Why copier risk is often underestimated

Copiers are still perceived as office utilities, yet they combine multiple risk vectors:

  • internal network connectivity,
  • handling of HR/finance/client documents,
  • local storage and print queues,
  • privileged admin access,
  • third-party technician intervention,
  • multi-year exposure to firmware aging.

Major incidents usually come from cumulative small weaknesses: shared admin credentials, delayed patching, weak scan destination controls, poor logging, and unclear end-of-contract data erasure.

Zero Trust for print: five practical pillars

1) Strong identity assurance

Every user and technician should be individually identifiable. Avoid shared accounts and require stronger authentication for sensitive actions.

2) Least-privilege access

Limit rights by role and duration. Permanent broad admin access for support teams should be the exception, not the rule.

3) Network and flow segmentation

Isolate print traffic, restrict protocols, and control scan destinations. This lowers blast radius when issues occur.

4) Actionable logging

Collect logs you can actually use: admin logins, configuration changes, failed authentication, remote sessions, and remediation actions.

5) Contractual remediation

Security commitments must include deadlines, escalation paths, and consequences for non-compliance.

Contract clauses that create real protection

A policy without contract language is weak.

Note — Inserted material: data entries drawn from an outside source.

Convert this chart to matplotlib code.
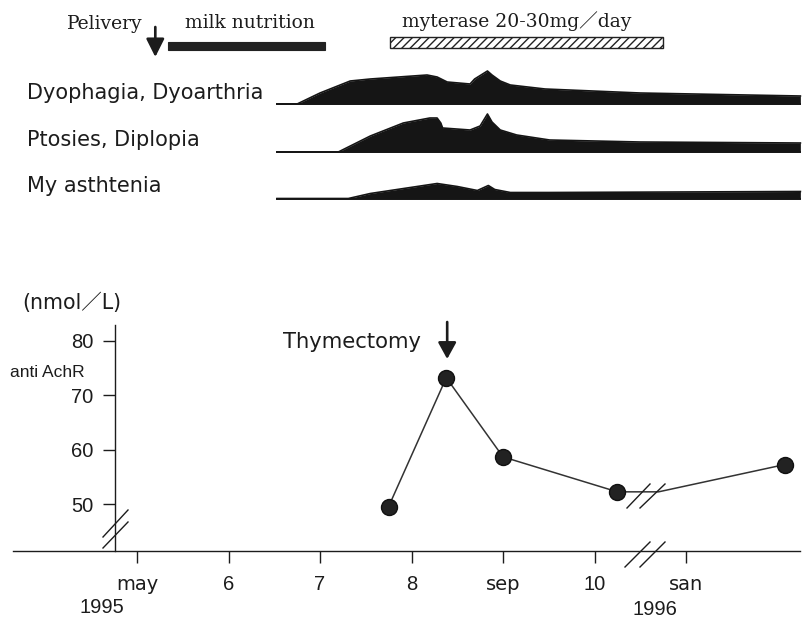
import matplotlib
matplotlib.use('Agg')
import matplotlib.pyplot as plt
from matplotlib.lines import Line2D
from matplotlib.patches import Rectangle

# ---------------- data ----------------
months = [5, 6, 7, 8, 9, 10, 11]
month_labels = ['may', '6', '7', '8', 'sep', '10', 'san']
yticks = [50, 60, 70, 80]

achr_month = [7.75, 8.38, 9.00, 10.25, 12.08]
achr_value = [49.6, 73.2, 58.7, 52.3, 57.3]
# connecting line (flat across the axis break after the October point)
line_month = [7.75, 8.38, 9.00, 10.25, 10.70, 12.08]
line_value = [49.6, 73.2, 58.7, 52.3, 52.3, 57.3]

thymectomy_month = 8.39
delivery_month = 5.20
milk_period = (5.34, 7.06)
myterase_period = (7.77, 10.75)

symptom_names = ['Dyophagia, Dyoarthria', 'Ptosies, Diplopia', 'My asthtenia']
dys_x = [6.53, 6.75, 7.00, 7.33, 7.55, 8.17, 8.28, 8.39, 8.64, 8.69, 8.83, 8.88,
         8.97, 9.08, 9.46, 10.50, 12.25]
dys_h = [0, 0, 11, 23, 25, 29, 27, 22, 20, 25, 33, 29, 23, 19, 15, 11, 8]
pto_x = [6.53, 7.20, 7.55, 7.91, 8.20, 8.28, 8.32, 8.34, 8.64, 8.75, 8.83, 8.88,
         8.97, 9.15, 9.51, 10.50, 12.25]
pto_h = [0, 0, 16, 29, 34, 34, 29, 24, 22, 26, 38, 30, 22, 17, 12, 10, 9]
mya_x = [6.53, 7.31, 7.55, 8.28, 8.50, 8.72, 8.84, 8.91, 9.08, 9.51, 12.25]
mya_h = [0, 0, 5, 15, 12, 8, 13, 9, 6, 6, 7]

# ---------------- layout helpers ----------------
W, H = 804, 620
X0, DX = 137.0, 91.5          # pixel of month 5, pixels per month
def xm(px):
    return 5 + (px - X0) / DX
def vv(py):
    return 65 + (422.5 - py) / 5.46

INK = '#1c1c1c'
plt.rcParams['font.family'] = ['DejaVu Sans', 'Noto Sans CJK JP']

fig = plt.figure(figsize=(8.04, 6.2), dpi=100)
fig.patch.set_facecolor('white')

def ftext(px, py, s, **kw):
    fig.text(px / W, 1 - py / H, s, color=INK, **kw)

def fline(xs, ys, lw=1.0):
    fig.add_artist(Line2D([x / W for x in xs], [1 - y / H for y in ys],
                          transform=fig.transFigure, color=INK, lw=lw))

# ---------------- bottom chart ----------------
ax = fig.add_axes([0, 0, 1, 330 / H])
ax.set_xlim(xm(0), xm(W))
ax.set_ylim(vv(620), vv(290))
ax.patch.set_alpha(0)
for s in ['top', 'right']:
    ax.spines[s].set_visible(False)
ax.spines['left'].set_position(('data', xm(115)))
ax.spines['left'].set_bounds(vv(551), vv(325))
ax.spines['bottom'].set_position(('data', vv(551)))
ax.spines['bottom'].set_bounds(xm(13), xm(800))
for s in ['left', 'bottom']:
    ax.spines[s].set_color(INK)
    ax.spines[s].set_linewidth(1.0)

ax.set_xticks(months, month_labels)
ax.set_yticks(yticks)
ax.tick_params(axis='both', direction='out', length=8.6, width=1.0,
               color=INK, labelcolor=INK)
ax.tick_params(axis='x', pad=9, labelsize=14)
ax.tick_params(axis='y', pad=7, labelsize=14.5)
for lbl in ax.get_yticklabels():
    lbl.set_fontfamily('Liberation Sans')
for lbl in ax.get_xticklabels():
    if lbl.get_text().isdigit():
        lbl.set_fontfamily('Liberation Sans')
        lbl.set_fontsize(14.5)

ax.plot(line_month, line_value, color='#333333', lw=1.1, zorder=2)
ax.plot(achr_month, achr_value, 'o', ms=11.5, color='#222222',
        markeredgecolor='#111111', zorder=3)

ax.annotate('', xy=(thymectomy_month, vv(359)), xytext=(thymectomy_month, vv(322)),
            arrowprops=dict(arrowstyle='-|>,head_length=1.0,head_width=0.55',
                            lw=1.9, color=INK, shrinkA=0, shrinkB=0,
                            mutation_scale=10))

ftext(283, 348, 'Thymectomy', fontsize=15.2, ha='left', va='baseline')
ftext(22, 309, '(nmol／L)', fontsize=14.8, ha='left', va='baseline')
ftext(10, 377, 'anti AchR', fontsize=12.5, ha='left', va='baseline',
      family='Liberation Sans')
ftext(102, 613, '1995', fontsize=14.5, ha='center', va='baseline',
      family='Liberation Sans')
ftext(655, 615, '1996', fontsize=14.5, ha='center', va='baseline',
      family='Liberation Sans')

# axis breaks
fline([103, 128], [537, 510])
fline([103, 128], [548, 522])
fline([625, 650], [567, 542])
fline([640, 665], [567, 542])
fline([627, 650], [508, 484])
fline([640, 665], [508, 484])

# ---------------- top symptom panel ----------------
axT = fig.add_axes([0, (H - 210) / H, 1, 210 / H])
axT.set_xlim(xm(0), xm(W))
axT.set_ylim(0, 210)
axT.axis('off')

bases = [210 - 104, 210 - 152, 210 - 198.5]
label_base = [99, 146, 192]
profiles = [(dys_x, dys_h), (pto_x, pto_h), (mya_x, mya_h)]
for (px_, ph_), b, name, lb in zip(profiles, bases, symptom_names, label_base):
    top = [b + h for h in ph_]
    axT.fill_between(px_, b, top, color='#151515', lw=0)
    axT.plot(px_, top, color='#151515', lw=1.2)
    axT.plot([px_[0], px_[-1]], [b, b], color='#151515', lw=1.4)
    ftext(27, lb, name, fontsize=15, ha='left', va='baseline')

axT.add_patch(Rectangle((milk_period[0], 210 - 50), milk_period[1] - milk_period[0], 8,
                        facecolor='#222222', edgecolor='#222222', lw=0.8))
plt.rcParams['hatch.linewidth'] = 1.0
axT.add_patch(Rectangle((myterase_period[0], 210 - 48), myterase_period[1] - myterase_period[0], 11,
                        facecolor='white', edgecolor='#222222', hatch='////', lw=1.0))

axT.annotate('', xy=(delivery_month, 210 - 57), xytext=(delivery_month, 210 - 27),
             arrowprops=dict(arrowstyle='-|>,head_length=1.1,head_width=0.55',
                             lw=1.9, color=INK, shrinkA=0, shrinkB=0,
                             mutation_scale=10))

serif = ['DejaVu Serif', 'Noto Sans CJK JP']
ftext(67, 29, 'Pelivery', fontsize=13.5, ha='left', va='baseline', family=serif)
ftext(185, 28, 'milk nutrition', fontsize=13.5, ha='left', va='baseline', family=serif)
ftext(402, 27, 'myterase 20-30mg／day', fontsize=13.5, ha='left', va='baseline', family=serif)

fig.savefig('out.png', dpi=100, facecolor='white')
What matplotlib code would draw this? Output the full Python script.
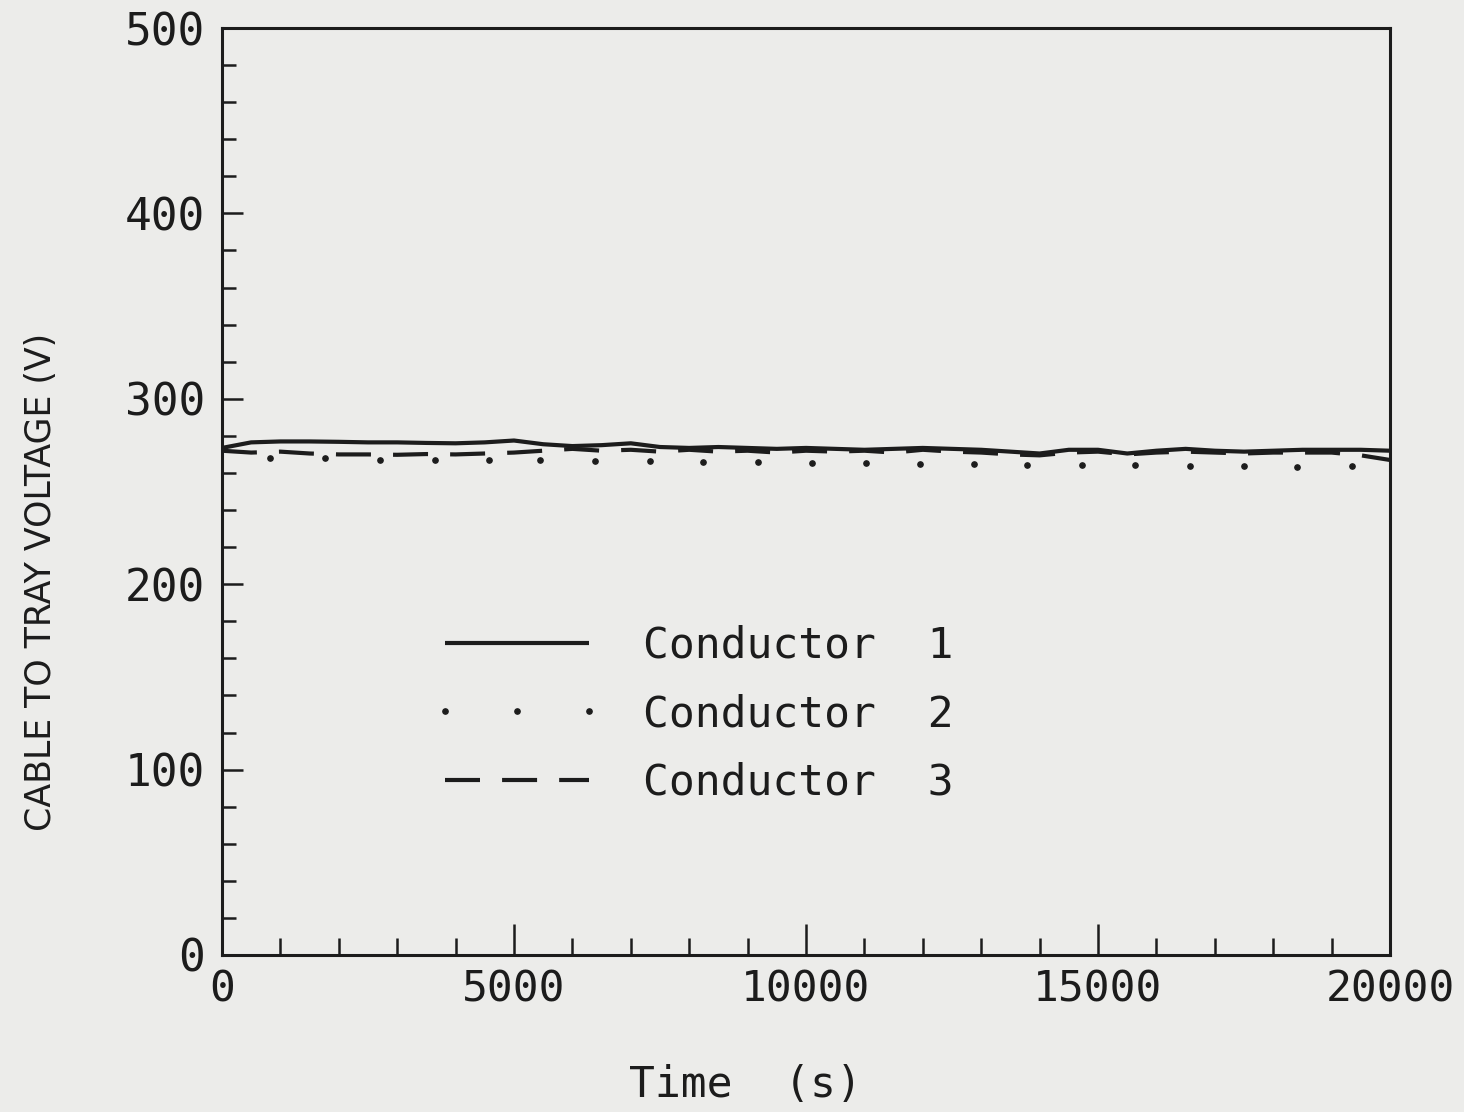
import matplotlib
matplotlib.use("Agg")
import matplotlib.pyplot as plt
from matplotlib.ticker import MultipleLocator

# Time axis (s) for the sampled voltage records
time_s = [0, 500, 1000, 1500, 2000, 2500, 3000, 3500, 4000, 4500,
          5000, 5500, 6000, 6500, 7000, 7500, 8000, 8500, 9000, 9500,
          10000, 10500, 11000, 11500, 12000, 12500, 13000, 13500, 14000, 14500,
          15000, 15500, 16000, 16500, 17000, 17500, 18000, 18500, 19000, 19500,
          20000]

conductor1 = [273.5, 276.5, 277.0, 277.0, 276.8, 276.5, 276.5, 276.2, 276.0, 276.5,
              277.5, 275.5, 274.5, 275.0, 276.0, 274.0, 273.5, 274.0, 273.5, 273.0,
              273.5, 273.0, 272.5, 273.0, 273.5, 273.0, 272.5, 271.5, 270.5, 272.5,
              272.5, 270.5, 272.0, 273.0, 272.0, 271.5, 272.0, 272.5, 272.5, 272.5,
              272.0]

conductor3 = [272.0, 271.0, 271.5, 270.5, 270.0, 270.0, 269.8, 270.2, 270.0, 270.5,
              271.0, 272.0, 273.0, 272.0, 272.5, 271.5, 272.5, 271.5, 272.0, 271.0,
              272.0, 271.5, 272.0, 271.0, 272.5, 271.5, 271.0, 270.0, 269.5, 271.0,
              271.5, 270.0, 271.0, 271.5, 271.0, 270.5, 271.0, 271.0, 271.0, 269.5,
              267.0]

# Conductor 2 is recorded at a coarser interval
time2_s = [820, 1760, 2700, 3640, 4580, 5450, 6390, 7330, 8230, 9180,
           10100, 11030, 11950, 12870, 13780, 14730, 15630, 16580, 17500, 18410,
           19350]
conductor2 = [268.0, 268.0, 267.0, 267.0, 267.0, 267.0, 266.5, 266.5, 266.0, 266.0,
              265.5, 265.5, 265.0, 265.0, 264.5, 264.5, 264.5, 264.0, 264.0, 263.0,
              264.0]

labels = ["Conductor  1", "Conductor  2", "Conductor  3"]
x_ticks = [0, 5000, 10000, 15000, 20000]
y_ticks = [0, 100, 200, 300, 400, 500]

ink = "#1c1c1c"
paper = "#ececea"

fig = plt.figure(figsize=(14.64, 11.12), dpi=100, facecolor=paper)
ax = fig.add_axes([0.1516, 0.1412, 0.7979, 0.8336], facecolor=paper)

ax.plot(time_s, conductor1, color=ink, lw=3.0, solid_capstyle="butt", label=labels[0])
ax.plot(time2_s, conductor2, color=ink, lw=0, marker="o", markersize=3.8, label=labels[1])
ax.plot(time_s, conductor3, color=ink, lw=3.0, linestyle=(0, (8.4, 5.3)), label=labels[2])

ax.set_xlim(0, 20000)
ax.set_ylim(0, 500)
ax.xaxis.set_major_locator(MultipleLocator(5000))
ax.xaxis.set_minor_locator(MultipleLocator(1000))
ax.yaxis.set_major_locator(MultipleLocator(100))
ax.yaxis.set_minor_locator(MultipleLocator(20))
ax.set_xticks(x_ticks)
ax.set_yticks(y_ticks)

mono = "DejaVu Sans Mono"
ax.set_xticklabels([str(v) for v in x_ticks], fontsize=31, family=mono, color=ink)
ax.set_yticklabels([str(v) for v in y_ticks], fontsize=32, family=mono, color=ink)

ax.tick_params(which="both", direction="in", color=ink, width=1.8,
               top=False, right=False)
ax.tick_params(axis="x", which="major", length=22, pad=10)
ax.tick_params(axis="x", which="minor", length=12)
ax.tick_params(axis="y", which="major", length=15, pad=12)
ax.tick_params(axis="y", which="minor", length=10)

for side in ax.spines.values():
    side.set_color(ink)
    side.set_linewidth(2.2)

ax.set_xlabel("Time  (s)", fontsize=31, family=mono, color=ink)
ax.xaxis.set_label_coords(0.448, -0.118)
ax.set_ylabel("CABLE TO TRAY VOLTAGE (V)", fontsize=25,
              family=["Liberation Sans Narrow", "DejaVu Sans"], color=ink)
ax.yaxis.set_label_coords(-0.14, 0.402)

leg = ax.legend(loc="upper left", bbox_to_anchor=(0.165, 0.375), frameon=False,
                numpoints=3, handlelength=3.95, handletextpad=0.95,
                labelspacing=0.62, borderaxespad=0,
                prop={"family": mono, "size": 31})
for t in leg.get_texts():
    t.set_color(ink)

fig.savefig("out.png", dpi=100, facecolor=paper)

Include enforceable clauses for:

  • firmware/patch lifecycle management,
  • technician remote access control and session traceability,
  • certified data wiping during replacement or contract termination,
  • adversarial audit rights on evidence and configurations,
  • monthly security governance routines.

Cost versus risk: frame security as economics

To align leadership and finance, compare:

  • incremental security service cost,
  • expected incident impact cost,
  • downtime and productivity loss,
  • legal/compliance exposure,
  • emergency migration cost.

Across a 48–60 month term, a moderate security premium is often cheaper than one significant disruption.

Competitive sourcing without false comparison

Use a like-for-like vendor scorecard:

  1. critical patch SLA,
  2. authentication model,
  3. logging quality/export,
  4. remote access safeguards,
  5. data erasure assurance,
  6. SLA penalties,
  7. multisite consistency capability,
  8. security support maturity.

Then weight commercial pricing against risk control quality.

90-day rollout blueprint

  • Days 1–15: baseline inventory and risk mapping.
  • Days 16–35: RFP with explicit Zero Trust requirements.
  • Days 36–60: contract negotiation on clauses, SLA, KPI and penalties.
  • Days 61–90: pilot validation, hardening baseline, monthly governance launch.

Post-signature KPI dashboard

Track:

  • average critical patch lead time,
  • fleet firmware compliance rate,
  • unauthorized admin action count,
  • authenticated print job ratio,
  • overdue remediation actions,
  • operational uptime impact linked to security events.

Common mistakes to avoid

  1. Buying “security options” without measurable evidence.
  2. Leaving branch offices outside the same baseline.
  3. Optimizing only for headline monthly price.
  4. Discussing wipe and reversibility too late.

Conclusion

Zero Trust print security is practical for SMEs when translated into clear contractual obligations, measurable KPI, and recurring governance. The result is a stronger copier contract, healthier supplier accountability, and materially lower operational risk.